LA PAROLA

Bifolco

SERENA BERSANI

Bifolco. Come dire: buzzurro, bovaro, zotico, cafone, villano, villanzone. In romanesco: buro, burino.

Ora, una domanda sorge spontanea: perché per definire una persona screanzata, ignorante e dai modi volgari, triviali, incivili si fa ricorso alla nominalizzazione di aggettivi che rimandano al mondo contadino?

Bifolco, dal latino bibulcus poi volgarizzato in bifulcus è infatti il guardiano di buoi, colui che lavora la terra con i buoi. Analoga derivazione ha bovaro, mentre zotico viene forse dal latino idioticus, cioè ignorante. Buzzurro era il nome dato in Toscana ai montanari che scendevano in città per vendere castagne e dolciumi; su cafone invece gli studiosi di etimologia si accapigliano prospettando diverse derivazioni, ma la più probabile è quella che fa riferimento a persone rudi provenienti dal contado, nel basso Lazio e in Campania, “con la fune” per assicurare ai carri la merce da vendere o da trasportare e gli animali. Villano e villanzone fanno direttamente riferimento all’abitante della villa, cioè della campagna, e il romanesco buro o burino era il nome dato ai contadini romagnoli che andavano a lavorare la terra nell’agro romano.

Ogni epoca ha il suo epiteto per definire il bifolco. Nel linguaggio giovanile sono sinonimi: truzzo, tamarro, grezzo, zarro. Tutti termini che associano alla bassa condizione sociale dell’individuo che viene così designato il suo tentativo di essere come coloro che hanno maggiori possibilità, imitandone look e abitudini fino all’eccesso e alla pacchianeria.

Insomma il bifolco, e tutti i suoi accoliti sinonimici, è un tipo terra terra, è proprio il caso di dire. È il tipico campagnolo o montanaro inurbato, che ha portato con sé abitudini e tic del proprio mondo d’origine. Lo spaesamento è inevitabile, così come altrettanto inevitabile è la percezione di diversità da parte di chi ha stili e atteggiamenti diversi.

Ma quando è accaduto che gli appellativi riferiti al mondo agricolo hanno perduto l’allure poetica e bucolica per assumere una connotazione negativa? Forse con l’avvento della società industrializzata? O molto prima? Perché i pastori e i mandriani cantati negli antichi poemi didascalici come Le opere e i giorni di Esiodo, le Bucoliche e le Georgiche di Virgilio sono diventati macchiette, personaggi gravati dallo stereotipo che li vuole rozzi e incivili?

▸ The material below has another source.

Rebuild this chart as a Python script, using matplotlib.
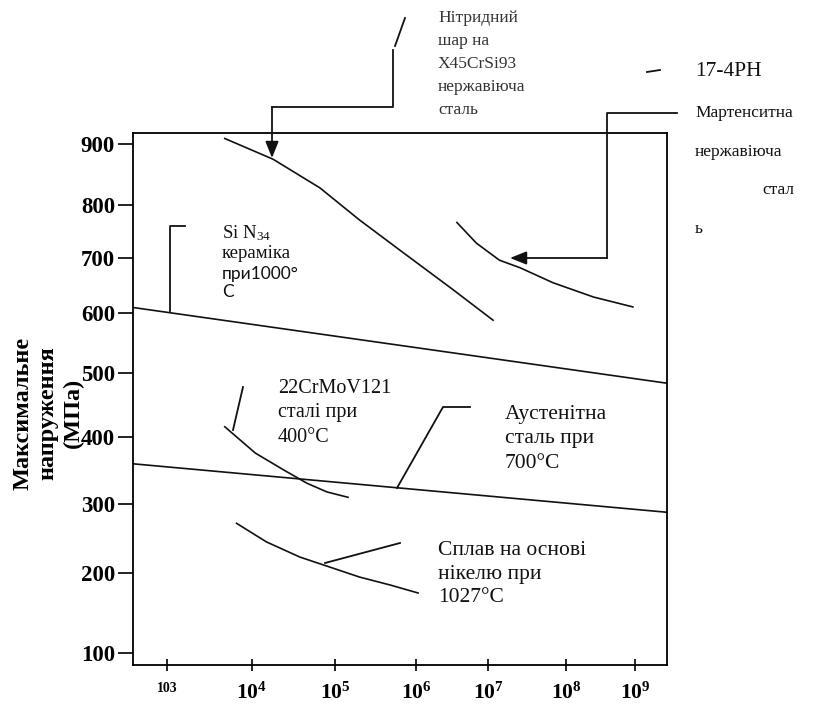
import numpy as np
import matplotlib
matplotlib.use("Agg")
import matplotlib.pyplot as plt
from matplotlib.lines import Line2D
from matplotlib.transforms import Affine2D

plt.rcParams['font.family'] = ['Liberation Serif', 'DejaVu Serif']
plt.rcParams['mathtext.fontset'] = 'custom'
plt.rcParams['mathtext.rm'] = 'Liberation Serif'
plt.rcParams['mathtext.it'] = 'Liberation Serif:italic'
plt.rcParams['mathtext.bf'] = 'Liberation Serif:bold'

W, H = 840, 706

# cycles to failure (N) and maximum stress (MPa) for each material
nitride_n = [4.8e3, 1.8e4, 6.6e4, 2.0e5, 6.3e5, 3.3e6, 1.16e7]
nitride_s = [909, 875, 828, 772, 715, 642, 588]

ph17_n = [3.7e6, 6.9e6, 1.4e7, 2.6e7, 6.8e7, 2.5e8, 9.3e8]
ph17_s = [767, 728, 696, 682, 655, 629, 611]

si3n4_n = [4.0e2, 2.9e9]
si3n4_s = [610, 484]

crmov_n = [4.8e3, 1.1e4, 2.4e4, 4.6e4, 8.0e4, 1.45e5]
crmov_s = [416, 376, 351, 331, 318, 310]

austenite_n = [4.0e2, 2.9e9]
austenite_s = [360, 288]

nickel_n = [6.6e3, 1.5e4, 3.8e4, 8.0e4, 2.0e5, 4.8e5, 1.07e6]
nickel_s = [272, 245, 223, 210, 195, 185, 175]

stress_ticks = [100, 200, 300, 400, 500, 600, 700, 800, 900]
cycle_exps = [3, 4, 5, 6, 7, 8, 9]
cycle_labels = ['103'] + [r'$\mathbf{10^{%d}}$' % e for e in cycle_exps[1:]]

# the grid of the drawing is spaced by hand, so both axes use piecewise maps
Y_VALS = [-1000, 100, 200, 300, 400, 500, 600, 700, 800, 900, 2000]
Y_POS = [-1533, -653, -573, -504, -437, -373, -313, -258, -205, -144, 527]
X_EXP = [-10, 3, 4, 5, 6, 7, 8, 9, 20]
X_POS = [-938, 167, 252, 335, 416, 488, 566, 635, 1394]


def y_fwd(v):
    return np.interp(v, Y_VALS, Y_POS)


def y_inv(p):
    return np.interp(p, Y_POS, Y_VALS)


def x_fwd(v):
    return np.interp(np.log10(np.clip(v, 1e-30, None)), X_EXP, X_POS)


def x_inv(p):
    return 10.0 ** np.interp(p, X_POS, X_EXP)


fig = plt.figure(figsize=(W / 100, H / 100), dpi=100)
ax = fig.add_axes([133 / W, (H - 665) / H, 534 / W, 532 / H])
ax.set_xscale('function', functions=(x_fwd, x_inv))
ax.set_yscale('function', functions=(y_fwd, y_inv))
ax.set_xlim(4.0e2, 2.9e9)
ax.set_ylim(85, 918)

for s in ax.spines.values():
    s.set_linewidth(1.3)

line_kw = dict(color='#111111', lw=1.2)
ax.plot(nitride_n, nitride_s, **line_kw)
ax.plot(ph17_n, ph17_s, **line_kw)
ax.plot(si3n4_n, si3n4_s, **line_kw)
ax.plot(crmov_n, crmov_s, **line_kw)
ax.plot(austenite_n, austenite_s, **line_kw)
ax.plot(nickel_n, nickel_s, **line_kw)

ax.set_yticks(stress_ticks, [str(v) for v in stress_ticks])
ax.set_xticks([10.0 ** e for e in cycle_exps], cycle_labels)
ax.tick_params(axis='y', direction='out', length=11, width=1.2, pad=2, labelsize=16.5)
ax.tick_params(axis='x', direction='inout', length=9, width=1.2, pad=8, labelsize=15.5)
for lbl in ax.get_yticklabels():
    lbl.set_fontweight('bold')
ax.get_xticklabels()[0].set_fontsize(10)
ax.get_xticklabels()[0].set_fontweight('bold')

# pixel coordinates from the top-left corner of the figure
px = Affine2D().scale(1 / W, -1 / H).translate(0, 1) + fig.transFigure


def leader(xs, ys):
    fig.add_artist(Line2D(xs, ys, transform=px, color='#111111', lw=1.3))


def arrow(tail, tip):
    fig.add_artist(matplotlib.patches.FancyArrowPatch(
        tail, tip, transform=px, arrowstyle='-|>,head_length=1.0,head_width=0.4',
        mutation_scale=10, color='#111111', lw=1.3, shrinkA=0, shrinkB=0))


# nitrided layer
leader([405, 395], [18, 46])
leader([393, 393, 272], [50, 107, 107])
arrow((272, 107), (272, 158))
# 17-4PH
leader([647, 660], [72, 70])
leader([677, 607, 607], [113, 113, 258])
arrow((607, 258), (510, 258))
# Si3N4
leader([185, 170, 170], [226, 226, 311])
# 22CrMoV121
leader([243, 233], [387, 430])
# austenitic steel
leader([397, 443, 470], [488, 407, 407])
# nickel alloy
leader([325, 400], [563, 543])

txt = dict(transform=px, ha='left', va='center', color='#111111')
fig.text(438, 64, 'Нітридний\nшар на\nX45CrSi93\nнержавіюча\nсталь',
         fontsize=12.5, linespacing=1.57, color='#333333',
         transform=px, ha='left', va='center')
fig.text(695, 72, '17-4PH', fontsize=15.5, **txt)
fig.text(695, 113, 'Мартенситна', fontsize=12.5, **txt)
fig.text(695, 152, 'нержавіюча', fontsize=12.5, **txt)
fig.text(762, 190, 'стал', fontsize=12.5, **txt)
fig.text(695, 229, 'ь', fontsize=12.5, **txt)
fig.text(222, 243, 'Si N$_{34}$\nкераміка', fontsize=13.5, linespacing=1.15, **txt)
fig.text(222, 283, 'при1000°\nС', fontsize=12.5, linespacing=1.18,
         family=['Lato', 'DejaVu Sans'], **txt)
fig.text(278, 413, '22CrMoV121\nсталі при\n400°C', fontsize=14.5, linespacing=1.4, **txt)
fig.text(505, 439, 'Аустенітна\nсталь при\n700°C', fontsize=15.5, linespacing=1.4, **txt)
fig.text(438, 574, 'Сплав на основі\nнікелю при\n1027°C', fontsize=15.5, linespacing=1.3, **txt)

fig.text(48, 413, 'Максимальне\nнапруження\n(МПа)', transform=px, rotation=90,
         ha='center', va='center', multialignment='center',
         fontsize=17.5, fontweight='bold', linespacing=1.25)

fig.savefig('out.png', dpi=100)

Certo, già Omero considerava il gradino umano più basso quello del bifolco, inteso come ignorante. Già nelle poesie di Mosco, poeta greco del II secolo avanti Cristo, tradotte da Leopardi nel 1815, il bifolco era il giovane pastore fatto oggetto di scherno dalla bella Eunice che lo considera troppo rozzo e vile per farle la corte: «Sprezzo rustici amori, io non conosco/Che vezzi di città».

Il tipo dai modi alquanto grossiers era già quello rappresentato da Giulio Cesare Croce all’inizio del Seicento nel Bertoldo, il classico contadino dalle scarpe grosse e dal cervello fino. Ma poi, nel tempo, il villano/buzzurro/bifolco ha perso il cervello fino e ha indossato le scarpe da città, con il risultato di essere magari meglio vestito ma con il cervello molto meno fino.

Quando, nel 1930, Ignazio Silone scrisse Fontamara identificò nel cafone il contadino rozzo ma anche innocente, appartenente a un sottoproletariato per il quale l’autore prevedeva, erroneamente, chances di emancipazione sociale. Cafone è invece rimasto un termine spregiativo, così come bifolco e gli altri nomi riferiti a lavoratori della terra.

La volgarità del bifolco, oggi, è quasi tutta interiore, risiede nella mentalità più che nell’aspetto, nel modo di esprimersi più che in quello di atteggiarsi. Si può essere bifolchi con tre lauree, in abito da sera e con la Ferrari. L’omologazione, infatti, può essere solo esteriore perché – come diceva Totò – «signori si nasce».

Bifolco (o Boote) è anche il nome di una grande costellazione dell’emisfero boreale, dove si trova la quarta stella più brillante del cielo, Arturo, osservabile da tutte le zone popolate della terra. In questo caso il grezzo guardiano di buoi può vantarsi di custodire tra i suoi un astro che guida gli umani meglio di tanti altri, inutili, raffinati oggetti presenti in cielo e sulla terra.